#### WRITTEN PROBLEM:
Quote all of the data exactly as given. Skip every picture it contains.

#### DATA LINES:

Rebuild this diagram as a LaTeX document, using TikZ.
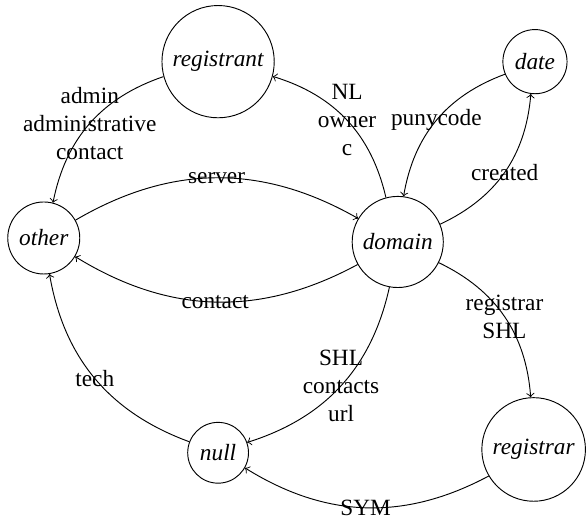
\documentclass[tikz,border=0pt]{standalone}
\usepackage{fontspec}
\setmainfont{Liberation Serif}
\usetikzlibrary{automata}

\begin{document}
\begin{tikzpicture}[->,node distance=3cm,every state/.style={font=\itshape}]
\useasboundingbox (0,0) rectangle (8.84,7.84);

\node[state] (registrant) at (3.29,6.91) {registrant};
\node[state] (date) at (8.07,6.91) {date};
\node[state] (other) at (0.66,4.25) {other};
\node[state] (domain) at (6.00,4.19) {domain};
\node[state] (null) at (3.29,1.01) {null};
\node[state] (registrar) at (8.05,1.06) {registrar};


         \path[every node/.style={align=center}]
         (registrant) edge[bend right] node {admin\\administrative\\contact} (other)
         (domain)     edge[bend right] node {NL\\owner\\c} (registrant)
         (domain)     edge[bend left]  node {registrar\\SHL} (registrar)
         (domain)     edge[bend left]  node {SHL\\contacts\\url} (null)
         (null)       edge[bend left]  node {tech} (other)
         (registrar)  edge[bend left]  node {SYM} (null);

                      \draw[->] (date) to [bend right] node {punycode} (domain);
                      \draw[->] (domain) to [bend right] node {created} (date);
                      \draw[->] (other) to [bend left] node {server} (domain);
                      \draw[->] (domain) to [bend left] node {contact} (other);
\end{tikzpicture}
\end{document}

#### EXERCISE RESPONSE:
Rebuild this diagram as a LaTeX document, using TikZ.
\documentclass[tikz,border=0pt]{standalone}
\usepackage{fontspec}
\setmainfont{Liberation Serif}
\usetikzlibrary{automata}

\begin{document}
\begin{tikzpicture}[->,node distance=3cm,every state/.style={font=\itshape}]
\useasboundingbox (0,0) rectangle (8.84,7.84);

\node[state] (registrant) at (3.29,6.91) {registrant};
\node[state] (date) at (8.07,6.91) {date};
\node[state] (other) at (0.66,4.25) {other};
\node[state] (domain) at (6.00,4.19) {domain};
\node[state] (null) at (3.29,1.01) {null};
\node[state] (registrar) at (8.05,1.06) {registrar};


         \path[every node/.style={align=center}]
         (registrant) edge[bend right] node {admin\\administrative\\contact} (other)
         (domain)     edge[bend right] node {NL\\owner\\c} (registrant)
         (domain)     edge[bend left]  node {registrar\\SHL} (registrar)
         (domain)     edge[bend left]  node {SHL\\contacts\\url} (null)
         (null)       edge[bend left]  node {tech} (other)
         (registrar)  edge[bend left]  node {SYM} (null);

                      \draw[->] (date) to [bend right] node {punycode} (domain);
                      \draw[->] (domain) to [bend right] node {created} (date);
                      \draw[->] (other) to [bend left] node {server} (domain);
                      \draw[->] (domain) to [bend left] node {contact} (other);
\end{tikzpicture}
\end{document}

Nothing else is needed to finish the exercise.